L'amnésie écologique, également appelée amnésie environnementale, désigne un phénomène où, d'une génération à l'autre voire d'une période de vie à une autre pour un individu, on s'habitue à une détérioration du climat et/ou de la biodiversité au point de considérer cela comme normal.
L'amnésie du climat
Cela se traduit par le fait de considérer comme banale une température qui aurait auparavant été jugée exceptionnelle. Pour prendre Paris en exemple : entre les années 60 et 90, atteindre 35°C en été était rare. Cela arrivait une fois tous les 5 ans et marquait la journée de canicule. Depuis 2009, cela se produit tous les ans. Ainsi, une personne dans la vingtaine a presque uniquement connu cela, considérant ces températures comme normales.
En 2021, dans le nord de la France, les températures n'ont pas dépassé 35°C, ce qui a été perçu comme un été "pourri" alors que c'était normal. En moyenne, on observe que les personnes mettent 5 ans à s'habituer à des températures exceptionnelles.
L'amnésie de la biodiversité
On s'habitue à voir moins d'animaux ou à voir des animaux plus petits. Un article de référence sur le sujet explique ainsi comment, au fil du temps, les pêcheurs s'habituent à la diminution des stocks de poissons : lorsqu'une génération de pêcheurs débute leur carrière, les stocks ont déjà diminué, mais ce sont ceux de la génération précédente qui servent de référence.
D'autres exemples incluent la disparition des insectes qui se heurtent au pare-brise pendant un trajet en campagne, la surprise de voir des oiseaux dans les champs ou encore la désignation d'un spécimen mesurant moins d'un mètre comme un "gros poisson".

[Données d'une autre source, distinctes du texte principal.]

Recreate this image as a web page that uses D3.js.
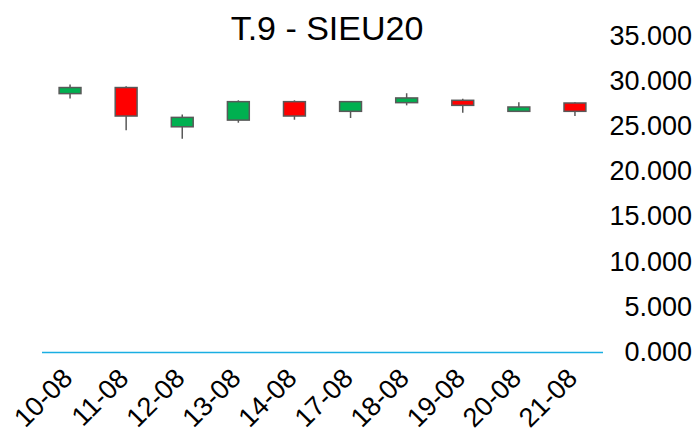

Quels problèmes pose l'amnésie écologique ?
Un moteur d'inaction
À force de s'habituer aux températures extrêmes, pourquoi agir ? L'amnésie écologique pousse à l'inaction, que ce soit au niveau individuel ou politique, car nous ne percevons plus ces événements anormaux comme étant réellement anormaux.
Comme le résume Anne-Caroline Prévot, chercheuse au CNRS et au Muséum National d'Histoire Naturelle : "Si nous ne savons même plus ce qu'est une nature en bon état de fonctionnement, comment pourrions-nous la protéger ?"
Une perte de repères
Même si nous sommes conscients du problème, l'amnésie écologique ne nous aide pas à le résoudre. Nous savons que la situation actuelle n'est pas normale, mais nous n'avons pas d'objectif clair car nous n'avons jamais connu de situation normale.
"Le 'bon état de la biodiversité' de nos grands-parents n'est pas celui d'aujourd'hui, et nous ne pouvons pas imaginer comment c'était. Nous ne pensons pas qu'il puisse exister autre chose", explique Anne-Caroline Prévot.
Comment lutter contre l'amnésie écologique ?
- Réviser les "normales" météorologiques : Avec le changement climatique, les normales de température sont de plus en plus élevées, ne nous permettant plus de saisir le problème.
- Adapter le langage météorologique : Éviter de qualifier la météo de "belle" ou "mauvaise", plutôt utiliser les termes "ensoleillée" ou "pluvieuse".
- Renouer avec la nature : Réapprendre à connaître les plantes, les espèces et renouer avec le vivant, où que nous soyons.
- Rendre la nature plus présente : Impliquer la nature dans les décisions politiques et l'intégrer davantage dans la vie quotidienne.